Judgment:
B.P. Jeevan Reddy, C.J.
1. Under Section 256(1) of the Income-tax Act, 1961, the Tribunal has stated the following question at the instance of the Revenue :
'Whether, on the facts and in the circumstances of the case, the Tribunal was correct in upholding the order of the Appellate Assistant Commissioner in that the interest amounting to Rs. 15,642 was allowable as business expenditure ?'
2. The assessee is a registered firm. It was engaged in the business of expanding of iron metal by mechanical process and its supply. It started a new business of manufacture of rubber products under the name and style of M/s. Lokesh Rubber Industries. For that purpose, it raised a loan of Rs. 1,56,452. During the accounting year relevant to the assessment year concerned herein (assessment year 1976-77), the rubber factory did not work. The assessee claimed deduction for the amount paid by way of interest on the said loan which was disallowed by the Income-tax Officer. On appeal, however, the Appellate Assistant Commissioner allowed the deduction which has been confirmed in appeal.
3. The contention of, the Department is that the interest should go along, with the capital expenditure and must constitute 'actual cost' for the purpose of development expenditure, etc. It says the said interest cannot be given deduction out of the income derived from the metal unit.

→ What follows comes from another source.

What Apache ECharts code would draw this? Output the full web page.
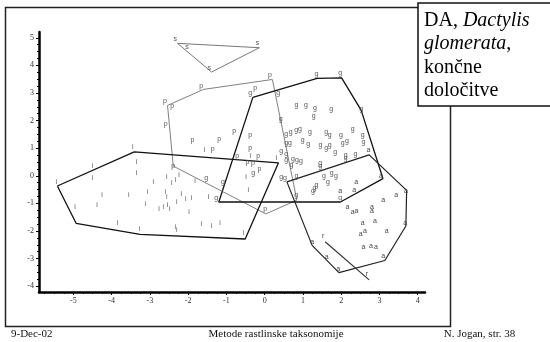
<!DOCTYPE html>
<html>
<head>
<meta charset="utf-8">
<script src="https://cdn.jsdelivr.net/npm/echarts@6/dist/echarts.min.js"></script>
<style>
html,body{margin:0;padding:0;background:#fff;}
#chart{width:550px;height:342px;}
</style>
</head>
<body>
<div id="chart"></div>
<script>
// ---- data (discriminant scores) ----
const xTickValues = [-5, -4, -3, -2, -1, 0, 1, 2, 3, 4];
const yTickValues = [-4, -3, -2, -1, 0, 1, 2, 3, 4, 5];

const sPoints = [[-2.34,4.94],[-2.03,4.65],[-0.19,4.82],[-1.45,3.89]];
const sHull = [[-2.28,4.80],[-0.14,4.64],[-1.39,3.76],[-2.28,4.80]];

const pPoints = [[-1.66,3.26],[0.14,3.64],[-0.25,3.18],[-2.61,2.72],[-2.42,2.52],[-2.59,1.88],
  [-1.89,1.30],[-1.19,1.34],[-0.80,1.62],[-0.38,1.49],[-1.36,0.97],[-0.38,1.02],[-0.72,0.71],
  [-0.17,0.71],[-0.45,0.48],[-0.31,0.45],[-2.39,0.35],[-0.14,0.26],[0.01,-1.20]];
const pHull = [[0.20,3.49],[-1.60,3.13],[-2.54,2.55],[-2.39,0.35],[0.03,-1.38],[0.84,-0.88],[0.20,3.49]];

const gPoints = [[-0.38,2.99],[0.35,3.00],[1.35,3.69],[1.97,3.71],[2.52,2.41],[0.83,2.55],[1.08,2.55],
  [1.31,2.44],[1.28,2.18],[1.74,2.41],[0.42,2.04],[0.56,1.51],[0.68,1.59],[0.82,1.66],[0.92,1.69],
  [1.18,1.60],[1.61,1.57],[1.70,1.48],[1.99,1.49],[2.30,1.69],[2.56,1.46],[2.58,1.22],[0.56,1.20],
  [0.66,1.20],[0.99,1.31],[1.14,1.14],[1.46,1.13],[1.61,1.02],[1.70,1.10],[2.04,1.18],[2.15,1.26],
  [1.84,0.85],[2.12,0.76],[2.12,0.66],[2.37,0.80],[0.43,0.90],[0.56,0.78],[0.56,0.58],[0.74,0.60],
  [0.84,0.57],[0.95,0.54],[0.70,0.40],[1.45,0.45],[1.45,0.34],[1.55,-0.01],[1.75,0.10],[1.86,-0.02],
  [1.65,-0.22],[1.35,-0.33],[1.30,-0.45],[1.26,-0.54],[0.83,0.00],[0.43,-0.06],[0.53,-0.08],
  [-0.30,0.09],[-1.09,-0.24],[-1.53,-0.08],[-1.27,-0.81],[0.82,-0.71],[1.97,-0.79]];
const gHull = [[-0.31,2.84],[1.37,3.53],[2.01,3.55],[2.52,2.38],[3.09,-0.10],[1.98,-0.95],[-1.20,-0.95],[-0.31,2.84]];

const iPoints = [[-3.45,1.05],[-3.35,0.51],[-4.50,0.35],[-1.58,0.93],[-0.38,0.70],[0.31,0.63],
  [-5.45,-0.21],[-4.50,-0.09],[-3.35,0.09],[-2.91,-0.24],[-2.56,-0.05],[-2.33,-0.14],[-2.43,-0.27],
  [-2.24,0.01],[-1.82,-0.20],[-4.25,-0.71],[-3.55,-0.71],[-3.06,-0.60],[-2.60,-0.60],[-2.56,-0.76],
  [-2.18,-0.65],[-2.06,-0.83],[-1.91,-0.81],[-1.47,-0.77],[-1.10,-0.56],[-4.96,-1.13],[-4.38,-1.07],
  [-3.12,-1.03],[-2.76,-1.20],[-2.65,-1.12],[-2.54,-1.06],[-2.48,-1.19],[-2.30,-0.95],[-1.98,-1.30],
  [-3.85,-1.72],[-3.27,-1.93],[-2.34,-1.84],[-2.30,-1.97],[-1.66,-1.75],[-1.39,-1.83],[-1.17,-1.72],
  [-0.56,-2.08],[-0.49,-0.04],[-0.43,-0.51]];
const iHull = [[-5.42,-0.37],[-3.41,0.87],[0.36,0.47],[-0.51,-2.29],[-3.26,-2.12],[-4.93,-1.72],[-5.42,-0.37]];

const aPoints = [[2.71,0.93],[2.39,-0.24],[2.34,-0.53],[1.97,-0.55],[3.44,-0.68],[3.69,-0.55],
  [3.10,-0.89],[2.16,-1.15],[2.30,-1.31],[2.40,-1.27],[2.80,-1.15],[2.80,-1.27],[2.56,-1.73],
  [2.88,-1.64],[2.62,-1.99],[2.51,-2.10],[3.19,-1.99],[3.67,-1.73],[2.58,-2.59],[2.78,-2.54],
  [2.91,-2.59],[3.10,-2.90],[1.62,-2.93],[1.92,-3.37],[1.24,-2.40],[3.04,-0.01]];
const aHull = [[0.58,-0.22],[2.73,0.76],[3.71,-0.53],[3.69,-1.82],[3.14,-3.07],[1.94,-3.51],[1.24,-2.52],[0.58,-0.22]];

const rPoints = [[1.53,-2.20],[2.67,-3.57]];
const rHull = [[1.58,-2.39],[2.73,-3.77]];

// ---- styles ----
const groups = [
  {letter:'s', pts:sPoints, hull:sHull, text:'#555', line:'#777', w:1},
  {letter:'p', pts:pPoints, hull:pHull, text:'#555', line:'#808080', w:1},
  {letter:'i', pts:iPoints, hull:iHull, text:'#555', line:'#111', w:1.3},
  {letter:'g', pts:gPoints, hull:gHull, text:'#555', line:'#111', w:1.3},
  {letter:'a', pts:aPoints, hull:aHull, text:'#444', line:'#222', w:1.2},
  {letter:'r', pts:rPoints, hull:rHull, text:'#444', line:'#333', w:1.2}
];

const minorX = [], minorY = [];
for (let v = -5.75; v <= 4.19; v += 0.25) if (Math.abs(v - Math.round(v)) > 0.01) minorX.push(+v.toFixed(2));
for (let v = -4.0; v <= 5.21; v += 0.25) if (Math.abs(v - Math.round(v)) > 0.01) minorY.push(+v.toFixed(2));

const series = [];
groups.forEach(g => {
  series.push({
    type:'line', data:g.hull, symbol:'none', silent:true, z:2,
    lineStyle:{color:g.line, width:g.w}
  });
});
groups.forEach(g => {
  series.push({
    type:'custom', data:g.pts, silent:true, z:3, clip:false,
    renderItem:function(params, api){
      const p = api.coord([api.value(0), api.value(1)]);
      return {type:'text', x:p[0], y:p[1],
        style:{text:g.letter, fill:g.text, font:'7px "Liberation Sans", Arial, sans-serif',
               align:'center', verticalAlign:'middle'}};
    }
  });
});

const serif = '"Liberation Serif", "Times New Roman", serif';
const axisLbl = {fontSize:8, fontFamily:serif, color:'#333'};

const chart = echarts.init(document.getElementById('chart'), null, {renderer:'canvas'});
chart.setOption({
  animation:false,
  backgroundColor:'#fff',
  grid:{left:39, top:32, width:386, height:260},
  xAxis:[
    {type:'value', min:-5.9, max:4.19, position:'bottom',
     axisLine:{show:true, onZero:false, lineStyle:{color:'#000', width:2.5}},
     axisTick:{show:true, length:3, customValues:xTickValues, lineStyle:{color:'#000', width:1}},
     axisLabel:Object.assign({customValues:xTickValues, margin:5}, axisLbl),
     splitLine:{show:false}},
    {type:'value', min:-5.9, max:4.19, position:'bottom',
     axisLine:{show:false, onZero:false},
     axisTick:{show:true, length:2, customValues:minorX, lineStyle:{color:'#000', width:1}},
     axisLabel:{show:false}, splitLine:{show:false}}
  ],
  yAxis:[
    {type:'value', min:-4.21, max:5.21, position:'left',
     axisLine:{show:true, onZero:false, lineStyle:{color:'#000', width:2.5}},
     axisTick:{show:true, length:3, customValues:yTickValues, lineStyle:{color:'#000', width:1}},
     axisLabel:Object.assign({customValues:yTickValues, margin:5}, axisLbl),
     splitLine:{show:false}},
    {type:'value', min:-4.21, max:5.21, position:'left',
     axisLine:{show:false, onZero:false},
     axisTick:{show:true, length:2, customValues:minorY, lineStyle:{color:'#000', width:1}},
     axisLabel:{show:false}, splitLine:{show:false}}
  ],
  series:series,
  graphic:[
    {type:'polyline', z:10, shape:{points:[[418,7.5],[5.5,7.5],[5.5,326.5],[450.5,326.5],[450.5,106]]},
     style:{stroke:'#222', lineWidth:1.5, fill:null}},
    {type:'rect', z:11, shape:{x:418, y:3, width:140, height:103},
     style:{fill:'#fff', stroke:'#111', lineWidth:1.5}},
    {type:'text', z:12, x:424, y:20.7,
     style:{text:'{n|DA, }{i|Dactylis}', verticalAlign:'middle',
       rich:{n:{fontFamily:serif, fontSize:20, fill:'#000'}, i:{fontFamily:serif, fontSize:20, fontStyle:'italic', fill:'#000'}}}},
    {type:'text', z:12, x:424, y:44.2,
     style:{text:'{i|glomerata}{n|,}', verticalAlign:'middle',
       rich:{n:{fontFamily:serif, fontSize:20, fill:'#000'}, i:{fontFamily:serif, fontSize:20, fontStyle:'italic', fill:'#000'}}}},
    {type:'text', z:12, x:424, y:67.7,
     style:{text:'končne', font:'20px ' + serif, fill:'#000', verticalAlign:'middle'}},
    {type:'text', z:12, x:424, y:91.2,
     style:{text:'določitve', font:'20px ' + serif, fill:'#000', verticalAlign:'middle'}},
    {type:'text', z:12, x:11, y:334.5,
     style:{text:'9-Dec-02', font:'11px ' + serif, fill:'#111', verticalAlign:'middle'}},
    {type:'text', z:12, x:276, y:334.5,
     style:{text:'Metode rastlinske taksonomije', font:'11px ' + serif, fill:'#111', align:'center', verticalAlign:'middle'}},
    {type:'text', z:12, x:479.5, y:334.5,
     style:{text:'N. Jogan, str. 38', font:'11px ' + serif, fill:'#111', align:'center', verticalAlign:'middle'}}
  ]
});
</script>
</body>
</html>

4. We are unable to agree. The assessee is one. He may have set up a new factory but the assessment is not made unit-wise but assessee-wise. There is no rule which compels him to include the said amount in the capital expenditure or to capitalise the same. He is entitled to deduct the said amount from out of his income. May be, that some other course was available to him but since he has chosen to adopt this course, there can be no legal objection thereto.
5. A Division Bench of this court has also taken a similar view in Prem Spinning and Weaving Mills Co. Ltd. v. CIT : [1975]98ITR20(All) . That was a case where the assessee-company was running a spinning and weaving mill. It wanted to set up a strawboard manufacturing factory. For that purpose it raised a loan of rupees seven and half lakhs from the U. P. Financial Corporation. During the relevant year, the assessee incurred an expenditure of Rs. 38,450 towards interest, stamp and registration charges and legal charges, etc., and it claimed to deduct the same out of its income. This court held that the assessee was entitled to do so. It was pointed out that, according to the memorandum of association of the assessee-company, it was entitled to set up a new unit for manufacture of straw-board. In this case also, it is found by the Tribunal that the partnership deed empowered the partners to carry on any other business if they so desire.
6. Accordingly, the question referred is answered in the affirmative, i.e., in favour of the assessee and against the Revenue. No costs.